In a statement issued Sunday, President Barack Obama said that the surest way for the bloodshed to end is for Gadhafi and his regime to recognize that he no longer controls Libya.
“He needs to relinquish power once and for all,” the president said. “Meanwhile, the United States has recognized the Transitional National Council as the legitimate governing authority in Libya.”
Obama said that the future of Libya was now in the hands of the Libyan people. He said the United States would work in close coordination with the rebels and “continue to insist that the basic rights of the Libyan people are respected.”
Obama’s statement came after a Sunday evening conference call with his national security team.
Where Is Gadhafi?
While Gadhafi’s whereabouts were unknown, state TV continued to broadcast his bitter pleas for Libyans to defend his regime as late as Sunday night.
Opposition fighters captured his son and one-time heir apparent, Seif al-Islam, who along with his father faces charges of crimes against humanity at the International Criminal Court in the Netherlands.
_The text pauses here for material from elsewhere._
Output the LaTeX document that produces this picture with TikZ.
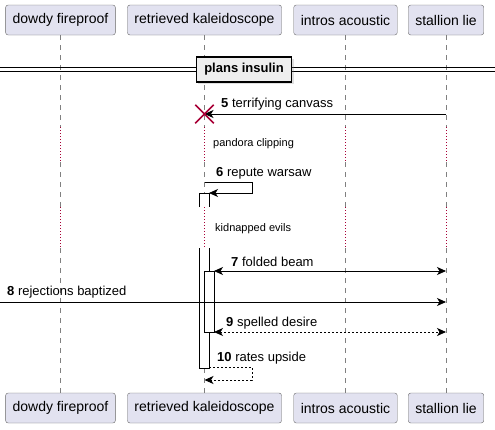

Another son was in contact with rebels about surrendering, the opposition said.
Garcia-Navarro says that in one of his messages late Sunday, Gadhafi appealed for a negotiation, but that rebels she talked to said there would be no deal.
“Many of them would like to see [Gadhafi] killed, others certainly would like to see him face trial,” she says,” but nobody wants to give him any clemency or leniency.”
The prosecutor of the International Criminal Court, Luis Moreno-Ocampo, told the Associated Press early Monday that “rebel special forces” had arrested Seif al-Islam Gadhafi. Seif Gadhafi was indicted with his father and Libya’s intelligence chief earlier this year for allegedly ordering, planning and participating in illegal attacks on civilians in the early days of the violent crackdown on anti-regime protesters.
Moreno-Ocampo declined to give more details of the arrest or the source of the information. “Tomorrow morning we will talk to them,” the prosecutor said of the rebels. “It is time for justice, not revenge.”
Moreno-Ocampo said he had no word on the whereabouts of Libyan leader Gadhafi.
“We hope that Moammar Gadhafi is also arrested and also faces justice,” he said. “There is no more impunity for these crimes.”